Affirmative action shouldn’t be about race

In Tuesday’s opinion column titled “Apologies from affirmative action,” the author Paul Cruse III takes an unfortunate stance on the issue of affirmative action. There are many sound and applaudable justifications for affirmative action; it is important to note that the crimes of our ancestors are not a valid justification. In the United States, the limitations placed on crime prevent children from inheriting the crimes of their parents, thus referencing slavery and other similar atrocities committed against blacks in the past is not a valid defense because those who committed those crimes are long dead.

Further, the issue of affirmative action should not be a race issue; it should be an issue of opportunity. Mr. Cruse’s column simply perpetuates a cycle that he as a journalist should be trying to stop. His entire piece concerns race, a regrettable misstep. As Mr. Cruse writes, “empowering the poor and less fortunate” is the purpose of affirmative action; it is not meant to empower a particular race. A column dealing with affirmative action that is only about race is missing the point.
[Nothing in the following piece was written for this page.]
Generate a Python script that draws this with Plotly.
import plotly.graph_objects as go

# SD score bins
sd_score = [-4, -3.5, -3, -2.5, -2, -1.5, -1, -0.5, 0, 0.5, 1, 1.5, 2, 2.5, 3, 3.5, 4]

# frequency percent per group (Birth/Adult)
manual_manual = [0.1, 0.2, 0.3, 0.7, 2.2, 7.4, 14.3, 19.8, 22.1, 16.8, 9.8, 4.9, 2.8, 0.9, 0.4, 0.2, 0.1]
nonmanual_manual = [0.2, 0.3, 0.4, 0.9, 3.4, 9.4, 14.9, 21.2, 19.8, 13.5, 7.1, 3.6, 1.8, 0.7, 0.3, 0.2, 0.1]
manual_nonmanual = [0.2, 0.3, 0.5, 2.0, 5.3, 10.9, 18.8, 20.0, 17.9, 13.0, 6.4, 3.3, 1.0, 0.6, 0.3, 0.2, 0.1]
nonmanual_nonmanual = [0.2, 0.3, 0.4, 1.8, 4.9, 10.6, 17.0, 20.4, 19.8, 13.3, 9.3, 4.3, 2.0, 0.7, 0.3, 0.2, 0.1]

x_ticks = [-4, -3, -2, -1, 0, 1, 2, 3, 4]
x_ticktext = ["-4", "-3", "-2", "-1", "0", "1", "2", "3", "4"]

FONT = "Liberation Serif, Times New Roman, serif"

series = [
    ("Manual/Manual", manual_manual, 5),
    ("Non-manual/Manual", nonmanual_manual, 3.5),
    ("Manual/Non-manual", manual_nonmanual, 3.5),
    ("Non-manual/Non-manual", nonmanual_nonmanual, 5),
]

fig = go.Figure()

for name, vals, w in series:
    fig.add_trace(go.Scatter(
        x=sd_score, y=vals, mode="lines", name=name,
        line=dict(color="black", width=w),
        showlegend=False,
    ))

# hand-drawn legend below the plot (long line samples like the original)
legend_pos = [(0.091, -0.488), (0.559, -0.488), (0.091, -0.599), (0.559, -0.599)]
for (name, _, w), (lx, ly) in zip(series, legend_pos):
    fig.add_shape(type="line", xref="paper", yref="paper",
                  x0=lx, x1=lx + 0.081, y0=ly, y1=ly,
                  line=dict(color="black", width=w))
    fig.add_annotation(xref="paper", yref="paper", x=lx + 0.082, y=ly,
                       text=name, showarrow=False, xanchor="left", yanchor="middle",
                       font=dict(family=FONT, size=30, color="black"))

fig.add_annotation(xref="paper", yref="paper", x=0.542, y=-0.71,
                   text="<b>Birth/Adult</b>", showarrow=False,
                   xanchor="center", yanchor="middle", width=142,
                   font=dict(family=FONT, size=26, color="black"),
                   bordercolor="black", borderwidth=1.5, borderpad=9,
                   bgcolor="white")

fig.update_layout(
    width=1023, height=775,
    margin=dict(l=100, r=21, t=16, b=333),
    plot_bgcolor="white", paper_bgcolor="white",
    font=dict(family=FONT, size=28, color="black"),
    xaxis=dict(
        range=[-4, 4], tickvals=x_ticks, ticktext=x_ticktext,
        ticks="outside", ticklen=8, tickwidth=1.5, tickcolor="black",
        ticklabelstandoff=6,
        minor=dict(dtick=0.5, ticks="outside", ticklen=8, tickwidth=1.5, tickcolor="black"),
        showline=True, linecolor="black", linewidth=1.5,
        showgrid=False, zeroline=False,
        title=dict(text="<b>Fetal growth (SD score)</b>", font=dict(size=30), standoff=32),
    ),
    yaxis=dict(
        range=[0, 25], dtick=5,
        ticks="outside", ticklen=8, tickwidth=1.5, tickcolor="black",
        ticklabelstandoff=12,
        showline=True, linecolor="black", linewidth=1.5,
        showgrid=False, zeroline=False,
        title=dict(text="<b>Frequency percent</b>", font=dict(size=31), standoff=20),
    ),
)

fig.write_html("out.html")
Finally, I strongly doubt that advocates against affirmative action question the past suffering of black people. Seeking to defend affirmative action by refuting an argument that is seldom used does not strike me as a productive use of time. Rather, citing the severe economic and social disadvantage that blacks still experience today would have provided a much more powerful defense.

As a supporter of affirmative action, “Apologies from affirmative action” seems like a step in the wrong direction. Regardless of race, gender or nationality, we as a people have an obligation to help those who are less fortunate then we are. Making the issue of affirmative action about race does a disservice to this ideal.